Does it make sense to have a db annotation on a cassandra collection to order it.

For example:
@db(order=“descending(start)”)
data: [PointMeasurement] (parent)


#2

If you want to change the ordering on a Cassandra you will need to remix that type:

@db(compactType=true,
    datastore='cassandra',
    partitionKeyField='parent',
    persistenceOrder='descending(start)',
    persistDuplicates=false,
    shortId=true,
    shortIdReservationRange=100000)
remix type PointMeasurement

I just tried out putting @db(order='descending(start)') on the data field for PointPhysicalMeasurementSeries and it didn’t work properly


#3

so to be clear we only have to specify the persistence order on the type itself, not on the fkey. Is that correct?


#4

also does it matter if I put persistenceOrder=‘start’ vs. persistenceOrder=‘descending(start)’.

For ex it would make sense to fetch and get the latest measurements (persistenceOrder=‘descending(start)’) but I would believe that it is better to have persistenceOrder=‘start’ to evaluate metrics.

What are the impacts during upsertion / metric eval / fetch?


#5

we only have to specify the persistence order on the type itself, not on the fkey. Is that correct?

Yep, that’s correct.

What are the impacts during upsertion / metric eval / fetch?

This is an interesting question. My understanding is that persistenceOrder is just creating a clustering column in Cassandra - I’ll break these down 1-by-1

  1. upsertion: Cassandra is unbelievably fast when it comes to write path efficiency because of clustering columns - sorting in ascending vs descending order shouldn’t have a negative impact
  2. metric eval: metrics are evaluated upon on a normalized timeseries, so the actual metric evaluation shouldn’t be affected whatsoever.

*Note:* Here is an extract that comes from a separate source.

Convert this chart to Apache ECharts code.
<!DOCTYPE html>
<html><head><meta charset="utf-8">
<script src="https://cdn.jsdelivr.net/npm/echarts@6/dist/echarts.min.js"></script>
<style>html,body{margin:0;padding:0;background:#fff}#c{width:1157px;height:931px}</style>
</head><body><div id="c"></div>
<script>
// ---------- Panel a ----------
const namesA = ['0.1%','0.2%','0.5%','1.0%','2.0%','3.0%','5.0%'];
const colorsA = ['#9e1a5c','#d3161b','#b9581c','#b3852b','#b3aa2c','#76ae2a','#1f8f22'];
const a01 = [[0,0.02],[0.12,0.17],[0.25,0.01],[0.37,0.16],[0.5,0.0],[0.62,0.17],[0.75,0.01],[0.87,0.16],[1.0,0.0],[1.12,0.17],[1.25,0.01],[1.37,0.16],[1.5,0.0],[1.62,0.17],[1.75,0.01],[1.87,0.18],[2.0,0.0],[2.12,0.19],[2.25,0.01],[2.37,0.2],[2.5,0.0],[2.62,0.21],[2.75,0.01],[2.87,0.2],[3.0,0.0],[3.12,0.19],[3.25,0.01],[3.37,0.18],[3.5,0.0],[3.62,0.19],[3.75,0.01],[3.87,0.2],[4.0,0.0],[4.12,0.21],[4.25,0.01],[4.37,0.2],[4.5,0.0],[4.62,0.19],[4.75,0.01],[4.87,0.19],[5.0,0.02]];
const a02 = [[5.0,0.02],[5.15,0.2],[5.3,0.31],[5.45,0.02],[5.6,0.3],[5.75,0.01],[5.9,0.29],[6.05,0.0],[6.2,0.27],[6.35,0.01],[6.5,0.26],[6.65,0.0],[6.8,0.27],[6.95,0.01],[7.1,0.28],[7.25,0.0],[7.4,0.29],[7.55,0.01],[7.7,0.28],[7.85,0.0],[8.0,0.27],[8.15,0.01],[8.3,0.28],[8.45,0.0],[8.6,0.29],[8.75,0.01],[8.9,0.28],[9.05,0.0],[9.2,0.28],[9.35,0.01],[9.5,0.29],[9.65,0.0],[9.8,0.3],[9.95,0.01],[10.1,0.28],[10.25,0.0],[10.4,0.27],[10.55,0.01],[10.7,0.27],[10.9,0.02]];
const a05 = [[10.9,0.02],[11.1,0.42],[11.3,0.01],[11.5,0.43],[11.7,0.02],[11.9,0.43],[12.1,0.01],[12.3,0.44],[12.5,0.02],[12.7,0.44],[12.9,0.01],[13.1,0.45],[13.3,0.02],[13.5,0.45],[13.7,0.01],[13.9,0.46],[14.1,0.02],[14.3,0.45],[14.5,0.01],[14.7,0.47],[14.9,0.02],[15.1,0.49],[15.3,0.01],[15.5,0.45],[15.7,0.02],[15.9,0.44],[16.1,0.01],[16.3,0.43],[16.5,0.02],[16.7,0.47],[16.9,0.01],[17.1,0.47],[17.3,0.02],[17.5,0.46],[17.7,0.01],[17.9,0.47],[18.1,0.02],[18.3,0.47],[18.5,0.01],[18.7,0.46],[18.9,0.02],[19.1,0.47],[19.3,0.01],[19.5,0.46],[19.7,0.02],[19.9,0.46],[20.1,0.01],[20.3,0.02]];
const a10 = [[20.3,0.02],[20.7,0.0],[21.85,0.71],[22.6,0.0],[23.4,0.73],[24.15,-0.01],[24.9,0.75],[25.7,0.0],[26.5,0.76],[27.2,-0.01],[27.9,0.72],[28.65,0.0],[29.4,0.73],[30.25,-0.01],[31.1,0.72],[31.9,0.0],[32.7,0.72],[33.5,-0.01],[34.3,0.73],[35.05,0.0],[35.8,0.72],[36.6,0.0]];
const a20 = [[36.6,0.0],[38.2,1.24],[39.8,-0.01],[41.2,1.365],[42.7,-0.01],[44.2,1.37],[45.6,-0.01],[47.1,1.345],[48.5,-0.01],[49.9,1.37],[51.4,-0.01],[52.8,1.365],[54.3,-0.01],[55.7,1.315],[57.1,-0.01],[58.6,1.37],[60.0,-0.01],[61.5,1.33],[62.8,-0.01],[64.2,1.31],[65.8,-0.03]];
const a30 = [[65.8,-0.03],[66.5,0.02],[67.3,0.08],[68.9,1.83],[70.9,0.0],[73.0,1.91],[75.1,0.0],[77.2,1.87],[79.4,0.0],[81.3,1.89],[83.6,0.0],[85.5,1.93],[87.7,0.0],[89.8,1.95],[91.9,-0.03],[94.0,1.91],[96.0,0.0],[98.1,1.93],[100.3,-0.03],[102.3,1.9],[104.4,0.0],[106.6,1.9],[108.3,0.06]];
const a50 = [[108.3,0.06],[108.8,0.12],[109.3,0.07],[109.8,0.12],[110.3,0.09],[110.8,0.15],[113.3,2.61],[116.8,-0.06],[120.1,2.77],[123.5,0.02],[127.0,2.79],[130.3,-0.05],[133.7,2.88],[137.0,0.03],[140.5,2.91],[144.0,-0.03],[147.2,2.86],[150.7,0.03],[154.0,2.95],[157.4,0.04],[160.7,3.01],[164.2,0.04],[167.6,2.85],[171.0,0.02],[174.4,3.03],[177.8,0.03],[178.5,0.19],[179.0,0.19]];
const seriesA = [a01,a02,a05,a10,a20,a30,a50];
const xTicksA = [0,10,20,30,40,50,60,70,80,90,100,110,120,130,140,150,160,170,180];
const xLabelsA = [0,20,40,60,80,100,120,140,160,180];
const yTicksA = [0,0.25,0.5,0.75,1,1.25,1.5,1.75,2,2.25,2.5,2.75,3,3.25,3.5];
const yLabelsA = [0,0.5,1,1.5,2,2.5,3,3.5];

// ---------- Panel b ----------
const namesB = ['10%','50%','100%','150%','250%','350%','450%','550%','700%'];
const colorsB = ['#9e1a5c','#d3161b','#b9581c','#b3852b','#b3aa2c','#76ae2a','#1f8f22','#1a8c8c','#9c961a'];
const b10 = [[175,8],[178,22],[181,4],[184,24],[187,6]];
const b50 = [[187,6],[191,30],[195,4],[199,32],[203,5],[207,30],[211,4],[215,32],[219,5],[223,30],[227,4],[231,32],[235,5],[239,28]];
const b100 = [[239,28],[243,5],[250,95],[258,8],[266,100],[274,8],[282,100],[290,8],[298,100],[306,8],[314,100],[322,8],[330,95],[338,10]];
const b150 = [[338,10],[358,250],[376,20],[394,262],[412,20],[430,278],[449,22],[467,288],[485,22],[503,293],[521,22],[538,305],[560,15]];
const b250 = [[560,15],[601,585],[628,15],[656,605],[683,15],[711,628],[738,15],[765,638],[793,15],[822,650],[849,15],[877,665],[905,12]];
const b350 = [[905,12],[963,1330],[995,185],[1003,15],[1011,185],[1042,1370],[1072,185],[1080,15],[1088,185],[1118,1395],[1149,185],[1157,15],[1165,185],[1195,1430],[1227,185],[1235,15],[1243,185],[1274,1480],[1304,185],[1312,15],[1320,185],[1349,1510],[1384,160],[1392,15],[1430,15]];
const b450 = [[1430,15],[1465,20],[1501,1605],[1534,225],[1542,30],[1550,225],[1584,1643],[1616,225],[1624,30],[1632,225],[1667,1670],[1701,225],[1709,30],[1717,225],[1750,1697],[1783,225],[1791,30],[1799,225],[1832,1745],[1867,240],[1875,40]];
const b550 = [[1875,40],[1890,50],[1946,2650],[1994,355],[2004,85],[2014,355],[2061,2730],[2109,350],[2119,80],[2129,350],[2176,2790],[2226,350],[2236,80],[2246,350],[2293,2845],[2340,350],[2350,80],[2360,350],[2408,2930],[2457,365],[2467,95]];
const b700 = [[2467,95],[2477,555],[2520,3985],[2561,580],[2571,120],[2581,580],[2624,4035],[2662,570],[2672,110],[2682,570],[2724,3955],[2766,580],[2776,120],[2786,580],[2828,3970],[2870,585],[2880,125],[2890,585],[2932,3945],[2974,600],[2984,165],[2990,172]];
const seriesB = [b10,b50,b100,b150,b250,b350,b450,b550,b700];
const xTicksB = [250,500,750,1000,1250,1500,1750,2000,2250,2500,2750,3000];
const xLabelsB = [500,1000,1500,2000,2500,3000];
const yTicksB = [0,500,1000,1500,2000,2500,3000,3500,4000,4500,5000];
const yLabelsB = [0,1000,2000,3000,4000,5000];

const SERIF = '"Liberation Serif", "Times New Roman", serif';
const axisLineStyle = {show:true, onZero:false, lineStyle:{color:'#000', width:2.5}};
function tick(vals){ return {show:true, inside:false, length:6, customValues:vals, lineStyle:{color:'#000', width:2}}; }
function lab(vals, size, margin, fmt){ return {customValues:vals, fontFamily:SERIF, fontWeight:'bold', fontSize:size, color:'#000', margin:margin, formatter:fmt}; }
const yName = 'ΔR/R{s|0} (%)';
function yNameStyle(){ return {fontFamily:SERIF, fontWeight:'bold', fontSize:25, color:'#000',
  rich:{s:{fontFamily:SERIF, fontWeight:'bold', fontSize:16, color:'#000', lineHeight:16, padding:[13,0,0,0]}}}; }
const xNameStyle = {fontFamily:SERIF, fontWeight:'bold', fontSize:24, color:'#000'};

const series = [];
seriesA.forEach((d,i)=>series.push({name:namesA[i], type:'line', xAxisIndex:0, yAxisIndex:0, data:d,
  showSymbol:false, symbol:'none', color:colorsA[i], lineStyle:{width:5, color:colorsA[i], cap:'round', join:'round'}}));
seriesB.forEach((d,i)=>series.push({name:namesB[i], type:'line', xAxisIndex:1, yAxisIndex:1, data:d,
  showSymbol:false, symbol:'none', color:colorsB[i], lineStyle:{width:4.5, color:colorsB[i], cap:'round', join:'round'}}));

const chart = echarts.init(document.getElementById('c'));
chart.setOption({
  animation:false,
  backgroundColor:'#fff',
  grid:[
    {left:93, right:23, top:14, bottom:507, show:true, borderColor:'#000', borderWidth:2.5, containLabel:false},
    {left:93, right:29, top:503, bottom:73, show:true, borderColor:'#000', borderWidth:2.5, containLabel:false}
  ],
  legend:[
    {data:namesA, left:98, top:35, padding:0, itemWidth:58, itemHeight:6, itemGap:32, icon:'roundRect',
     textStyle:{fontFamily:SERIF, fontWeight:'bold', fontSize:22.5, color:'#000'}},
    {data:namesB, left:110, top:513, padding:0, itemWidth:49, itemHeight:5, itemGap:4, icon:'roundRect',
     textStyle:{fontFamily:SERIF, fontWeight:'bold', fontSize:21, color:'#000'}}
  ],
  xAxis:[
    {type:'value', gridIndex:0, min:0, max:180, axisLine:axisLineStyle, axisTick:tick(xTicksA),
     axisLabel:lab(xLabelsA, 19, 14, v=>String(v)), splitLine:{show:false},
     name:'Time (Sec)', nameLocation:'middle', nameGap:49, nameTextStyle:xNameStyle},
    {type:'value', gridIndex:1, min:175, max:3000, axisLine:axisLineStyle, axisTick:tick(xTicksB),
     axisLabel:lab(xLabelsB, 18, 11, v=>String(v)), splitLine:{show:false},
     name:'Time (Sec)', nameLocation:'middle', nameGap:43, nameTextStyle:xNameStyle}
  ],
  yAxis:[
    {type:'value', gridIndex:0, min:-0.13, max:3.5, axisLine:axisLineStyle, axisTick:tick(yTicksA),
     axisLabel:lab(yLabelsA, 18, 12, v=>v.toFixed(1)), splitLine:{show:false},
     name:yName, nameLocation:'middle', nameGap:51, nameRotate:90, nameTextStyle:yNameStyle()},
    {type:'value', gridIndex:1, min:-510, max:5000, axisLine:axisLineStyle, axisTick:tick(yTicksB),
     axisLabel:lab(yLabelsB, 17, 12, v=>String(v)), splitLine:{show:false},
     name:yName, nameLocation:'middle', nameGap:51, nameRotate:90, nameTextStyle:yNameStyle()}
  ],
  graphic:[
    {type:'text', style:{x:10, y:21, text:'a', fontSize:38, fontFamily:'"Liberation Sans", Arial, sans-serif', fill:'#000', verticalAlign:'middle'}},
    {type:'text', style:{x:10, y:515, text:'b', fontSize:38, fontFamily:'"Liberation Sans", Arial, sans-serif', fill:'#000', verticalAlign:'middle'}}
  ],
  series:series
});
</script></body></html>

I wouldn’t imagine normalization is affected either, since you’re a) loading the whole timeseries in anyways or b) loading a small range of points that will already be clustered together (in the case of incremental normalization being enabled).
  3. fetch: This is probably where you’ll see the most impact on performance if any, but fetching Cassandra data will still be efficient as long as the sort order you’re looking to use is the first clustering column you have set, so the following should have pretty comparable performance:
PointMeasurement.fetch({filter: ..., order: 'start'})

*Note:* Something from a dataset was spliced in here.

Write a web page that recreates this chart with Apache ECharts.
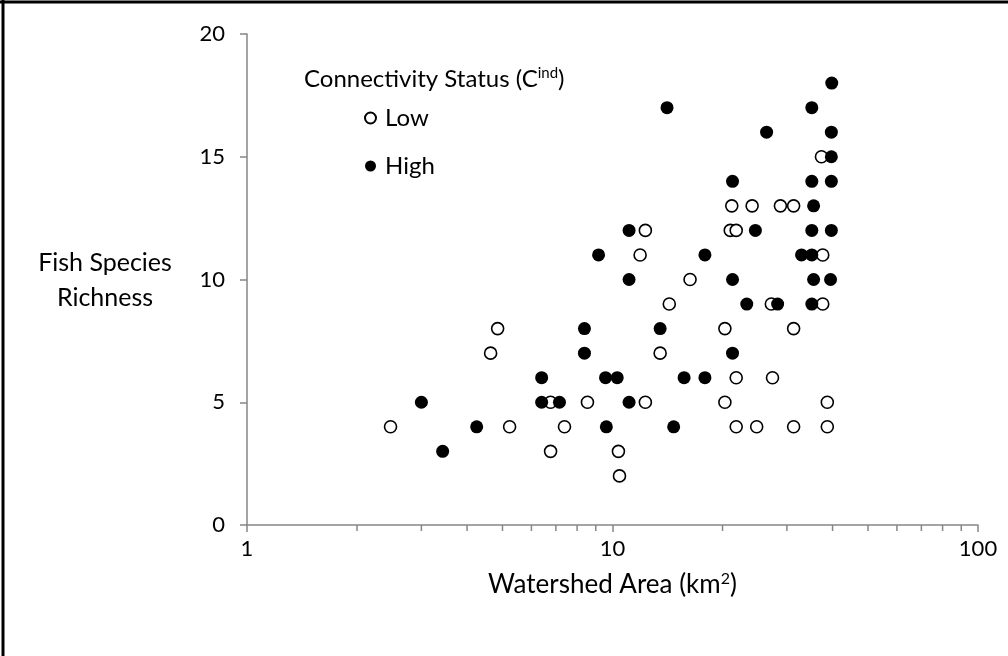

PointMeasurement.fetch({filter: ..., order: 'descending(start)'})

For example, DemandForecastMeasurement has persistenceOrder='demandForecastCreationDate, start'and I tested the following out:

// sort by the way persistence order is set
console.time()
c3Grid(DemandForecastMeasurement.fetch({
  filter: Filter.eq('parent.id', "my_id"),
  order: 'demandForecastCreationDate'
}))
console.timeEnd()
default: 2656.38623046875ms


// sort by the reverse
console.time()
c3Grid(DemandForecastMeasurement.fetch({
  filter: Filter.eq('parent.id', "my_id"),
  order: 'descending(demandForecastCreationDate)'
}))
console.timeEnd()
default: 2703.223876953125ms